● **DIRECTION**:
Output each entry verbatim and exclude every picture from it.

────

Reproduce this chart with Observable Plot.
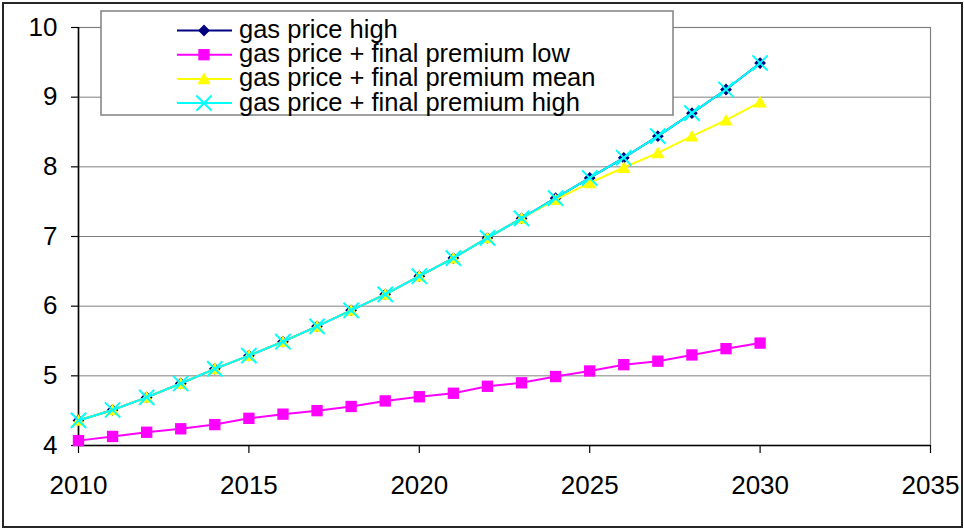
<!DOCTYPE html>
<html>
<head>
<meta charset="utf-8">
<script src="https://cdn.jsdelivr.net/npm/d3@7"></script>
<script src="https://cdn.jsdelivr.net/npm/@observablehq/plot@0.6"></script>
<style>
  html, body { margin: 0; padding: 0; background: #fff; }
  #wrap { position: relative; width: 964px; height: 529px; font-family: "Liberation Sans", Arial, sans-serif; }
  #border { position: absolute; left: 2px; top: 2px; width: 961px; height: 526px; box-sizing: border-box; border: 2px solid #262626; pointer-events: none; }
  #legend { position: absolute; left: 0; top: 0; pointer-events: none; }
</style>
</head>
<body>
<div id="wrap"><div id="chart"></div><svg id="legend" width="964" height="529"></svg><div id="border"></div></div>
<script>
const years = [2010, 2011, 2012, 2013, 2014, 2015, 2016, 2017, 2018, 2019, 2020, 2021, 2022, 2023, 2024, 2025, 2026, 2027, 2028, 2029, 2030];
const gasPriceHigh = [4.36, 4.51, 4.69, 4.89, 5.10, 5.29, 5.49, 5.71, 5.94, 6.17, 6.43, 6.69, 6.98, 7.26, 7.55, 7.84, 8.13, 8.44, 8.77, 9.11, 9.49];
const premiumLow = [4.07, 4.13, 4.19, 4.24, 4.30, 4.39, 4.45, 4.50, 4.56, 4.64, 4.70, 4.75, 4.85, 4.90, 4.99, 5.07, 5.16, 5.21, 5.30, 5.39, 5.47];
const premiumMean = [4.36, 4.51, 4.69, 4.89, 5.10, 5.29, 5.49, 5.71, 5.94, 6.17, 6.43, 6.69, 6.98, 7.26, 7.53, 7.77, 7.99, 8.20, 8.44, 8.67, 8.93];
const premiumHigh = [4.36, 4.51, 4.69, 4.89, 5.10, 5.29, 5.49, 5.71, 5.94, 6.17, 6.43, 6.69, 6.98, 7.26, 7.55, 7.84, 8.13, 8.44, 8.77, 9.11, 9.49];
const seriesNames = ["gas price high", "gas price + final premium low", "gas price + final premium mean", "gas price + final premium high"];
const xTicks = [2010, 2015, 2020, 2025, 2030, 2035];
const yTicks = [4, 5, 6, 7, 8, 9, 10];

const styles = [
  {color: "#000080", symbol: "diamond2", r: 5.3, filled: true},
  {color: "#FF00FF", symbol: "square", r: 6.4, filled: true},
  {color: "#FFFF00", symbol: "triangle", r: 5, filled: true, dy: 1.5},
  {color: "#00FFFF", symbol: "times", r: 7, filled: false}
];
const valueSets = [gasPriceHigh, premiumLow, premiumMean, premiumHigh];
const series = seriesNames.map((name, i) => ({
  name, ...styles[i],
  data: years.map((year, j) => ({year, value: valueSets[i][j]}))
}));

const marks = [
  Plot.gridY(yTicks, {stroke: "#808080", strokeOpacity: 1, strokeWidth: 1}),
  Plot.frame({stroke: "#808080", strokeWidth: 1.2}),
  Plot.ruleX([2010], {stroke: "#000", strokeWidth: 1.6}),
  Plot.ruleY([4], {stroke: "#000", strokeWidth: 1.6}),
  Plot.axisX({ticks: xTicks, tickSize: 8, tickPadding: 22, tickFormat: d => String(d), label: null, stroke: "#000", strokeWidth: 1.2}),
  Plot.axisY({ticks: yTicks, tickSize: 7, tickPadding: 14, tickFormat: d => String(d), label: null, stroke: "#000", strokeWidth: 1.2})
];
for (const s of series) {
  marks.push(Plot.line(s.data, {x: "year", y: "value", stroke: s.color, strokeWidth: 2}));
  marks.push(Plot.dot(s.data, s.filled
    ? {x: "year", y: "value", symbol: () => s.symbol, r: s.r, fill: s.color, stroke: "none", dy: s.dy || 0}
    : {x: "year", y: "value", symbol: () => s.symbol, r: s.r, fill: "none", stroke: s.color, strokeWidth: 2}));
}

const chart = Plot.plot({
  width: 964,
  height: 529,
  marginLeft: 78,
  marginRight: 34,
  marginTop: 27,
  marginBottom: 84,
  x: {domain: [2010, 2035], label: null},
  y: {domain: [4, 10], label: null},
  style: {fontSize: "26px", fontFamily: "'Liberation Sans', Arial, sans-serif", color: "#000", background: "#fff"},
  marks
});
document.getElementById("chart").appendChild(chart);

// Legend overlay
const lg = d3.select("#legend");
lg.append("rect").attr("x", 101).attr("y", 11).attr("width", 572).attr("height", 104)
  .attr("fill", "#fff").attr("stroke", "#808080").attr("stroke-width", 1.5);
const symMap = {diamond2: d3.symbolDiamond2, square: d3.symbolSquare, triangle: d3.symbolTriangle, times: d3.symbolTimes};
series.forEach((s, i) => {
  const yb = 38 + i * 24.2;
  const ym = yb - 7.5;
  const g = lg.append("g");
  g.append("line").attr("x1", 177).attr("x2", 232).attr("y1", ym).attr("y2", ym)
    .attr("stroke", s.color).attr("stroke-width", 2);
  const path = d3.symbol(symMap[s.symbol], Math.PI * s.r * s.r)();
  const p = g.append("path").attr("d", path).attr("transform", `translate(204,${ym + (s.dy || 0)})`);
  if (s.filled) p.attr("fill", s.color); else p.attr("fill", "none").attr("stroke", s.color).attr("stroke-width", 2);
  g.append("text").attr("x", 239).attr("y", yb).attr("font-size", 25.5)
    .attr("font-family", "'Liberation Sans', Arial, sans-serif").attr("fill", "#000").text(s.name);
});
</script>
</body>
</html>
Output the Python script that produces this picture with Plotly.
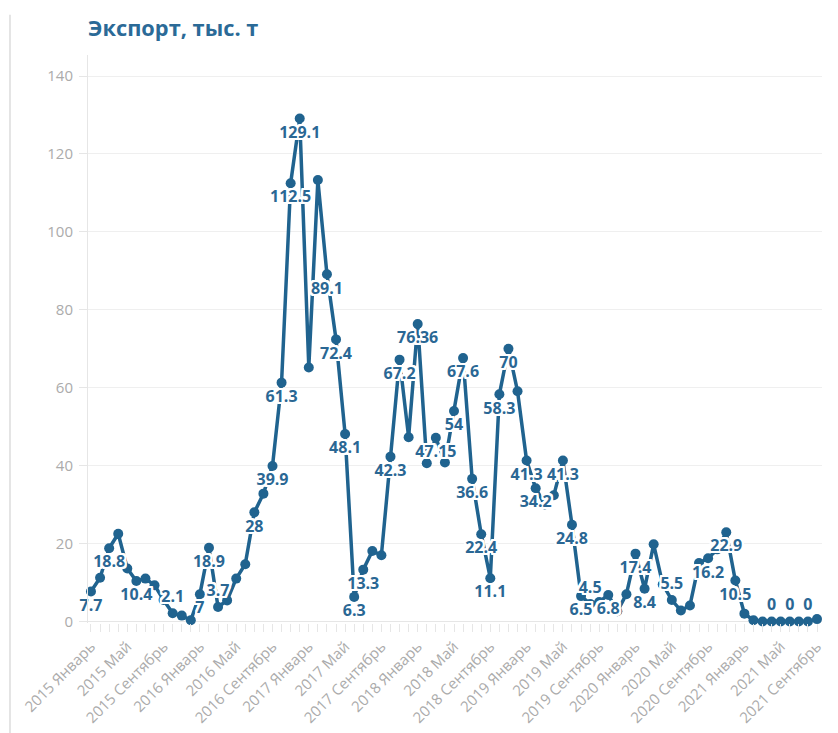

────

● **FINAL RESULT**:
Reproduce this chart with Observable Plot.
<!DOCTYPE html>
<html>
<head>
<meta charset="utf-8">
<script src="https://cdn.jsdelivr.net/npm/d3@7"></script>
<script src="https://cdn.jsdelivr.net/npm/@observablehq/plot@0.6"></script>
<style>
  html, body { margin: 0; padding: 0; background: #fff; }
  #wrap { position: relative; width: 964px; height: 529px; font-family: "Liberation Sans", Arial, sans-serif; }
  #border { position: absolute; left: 2px; top: 2px; width: 961px; height: 526px; box-sizing: border-box; border: 2px solid #262626; pointer-events: none; }
  #legend { position: absolute; left: 0; top: 0; pointer-events: none; }
</style>
</head>
<body>
<div id="wrap"><div id="chart"></div><svg id="legend" width="964" height="529"></svg><div id="border"></div></div>
<script>
const years = [2010, 2011, 2012, 2013, 2014, 2015, 2016, 2017, 2018, 2019, 2020, 2021, 2022, 2023, 2024, 2025, 2026, 2027, 2028, 2029, 2030];
const gasPriceHigh = [4.36, 4.51, 4.69, 4.89, 5.10, 5.29, 5.49, 5.71, 5.94, 6.17, 6.43, 6.69, 6.98, 7.26, 7.55, 7.84, 8.13, 8.44, 8.77, 9.11, 9.49];
const premiumLow = [4.07, 4.13, 4.19, 4.24, 4.30, 4.39, 4.45, 4.50, 4.56, 4.64, 4.70, 4.75, 4.85, 4.90, 4.99, 5.07, 5.16, 5.21, 5.30, 5.39, 5.47];
const premiumMean = [4.36, 4.51, 4.69, 4.89, 5.10, 5.29, 5.49, 5.71, 5.94, 6.17, 6.43, 6.69, 6.98, 7.26, 7.53, 7.77, 7.99, 8.20, 8.44, 8.67, 8.93];
const premiumHigh = [4.36, 4.51, 4.69, 4.89, 5.10, 5.29, 5.49, 5.71, 5.94, 6.17, 6.43, 6.69, 6.98, 7.26, 7.55, 7.84, 8.13, 8.44, 8.77, 9.11, 9.49];
const seriesNames = ["gas price high", "gas price + final premium low", "gas price + final premium mean", "gas price + final premium high"];
const xTicks = [2010, 2015, 2020, 2025, 2030, 2035];
const yTicks = [4, 5, 6, 7, 8, 9, 10];

const styles = [
  {color: "#000080", symbol: "diamond2", r: 5.3, filled: true},
  {color: "#FF00FF", symbol: "square", r: 6.4, filled: true},
  {color: "#FFFF00", symbol: "triangle", r: 5, filled: true, dy: 1.5},
  {color: "#00FFFF", symbol: "times", r: 7, filled: false}
];
const valueSets = [gasPriceHigh, premiumLow, premiumMean, premiumHigh];
const series = seriesNames.map((name, i) => ({
  name, ...styles[i],
  data: years.map((year, j) => ({year, value: valueSets[i][j]}))
}));

const marks = [
  Plot.gridY(yTicks, {stroke: "#808080", strokeOpacity: 1, strokeWidth: 1}),
  Plot.frame({stroke: "#808080", strokeWidth: 1.2}),
  Plot.ruleX([2010], {stroke: "#000", strokeWidth: 1.6}),
  Plot.ruleY([4], {stroke: "#000", strokeWidth: 1.6}),
  Plot.axisX({ticks: xTicks, tickSize: 8, tickPadding: 22, tickFormat: d => String(d), label: null, stroke: "#000", strokeWidth: 1.2}),
  Plot.axisY({ticks: yTicks, tickSize: 7, tickPadding: 14, tickFormat: d => String(d), label: null, stroke: "#000", strokeWidth: 1.2})
];
for (const s of series) {
  marks.push(Plot.line(s.data, {x: "year", y: "value", stroke: s.color, strokeWidth: 2}));
  marks.push(Plot.dot(s.data, s.filled
    ? {x: "year", y: "value", symbol: () => s.symbol, r: s.r, fill: s.color, stroke: "none", dy: s.dy || 0}
    : {x: "year", y: "value", symbol: () => s.symbol, r: s.r, fill: "none", stroke: s.color, strokeWidth: 2}));
}

const chart = Plot.plot({
  width: 964,
  height: 529,
  marginLeft: 78,
  marginRight: 34,
  marginTop: 27,
  marginBottom: 84,
  x: {domain: [2010, 2035], label: null},
  y: {domain: [4, 10], label: null},
  style: {fontSize: "26px", fontFamily: "'Liberation Sans', Arial, sans-serif", color: "#000", background: "#fff"},
  marks
});
document.getElementById("chart").appendChild(chart);

// Legend overlay
const lg = d3.select("#legend");
lg.append("rect").attr("x", 101).attr("y", 11).attr("width", 572).attr("height", 104)
  .attr("fill", "#fff").attr("stroke", "#808080").attr("stroke-width", 1.5);
const symMap = {diamond2: d3.symbolDiamond2, square: d3.symbolSquare, triangle: d3.symbolTriangle, times: d3.symbolTimes};
series.forEach((s, i) => {
  const yb = 38 + i * 24.2;
  const ym = yb - 7.5;
  const g = lg.append("g");
  g.append("line").attr("x1", 177).attr("x2", 232).attr("y1", ym).attr("y2", ym)
    .attr("stroke", s.color).attr("stroke-width", 2);
  const path = d3.symbol(symMap[s.symbol], Math.PI * s.r * s.r)();
  const p = g.append("path").attr("d", path).attr("transform", `translate(204,${ym + (s.dy || 0)})`);
  if (s.filled) p.attr("fill", s.color); else p.attr("fill", "none").attr("stroke", s.color).attr("stroke-width", 2);
  g.append("text").attr("x", 239).attr("y", yb).attr("font-size", 25.5)
    .attr("font-family", "'Liberation Sans', Arial, sans-serif").attr("fill", "#000").text(s.name);
});
</script>
</body>
</html>
Output the Python script that produces this picture with Plotly.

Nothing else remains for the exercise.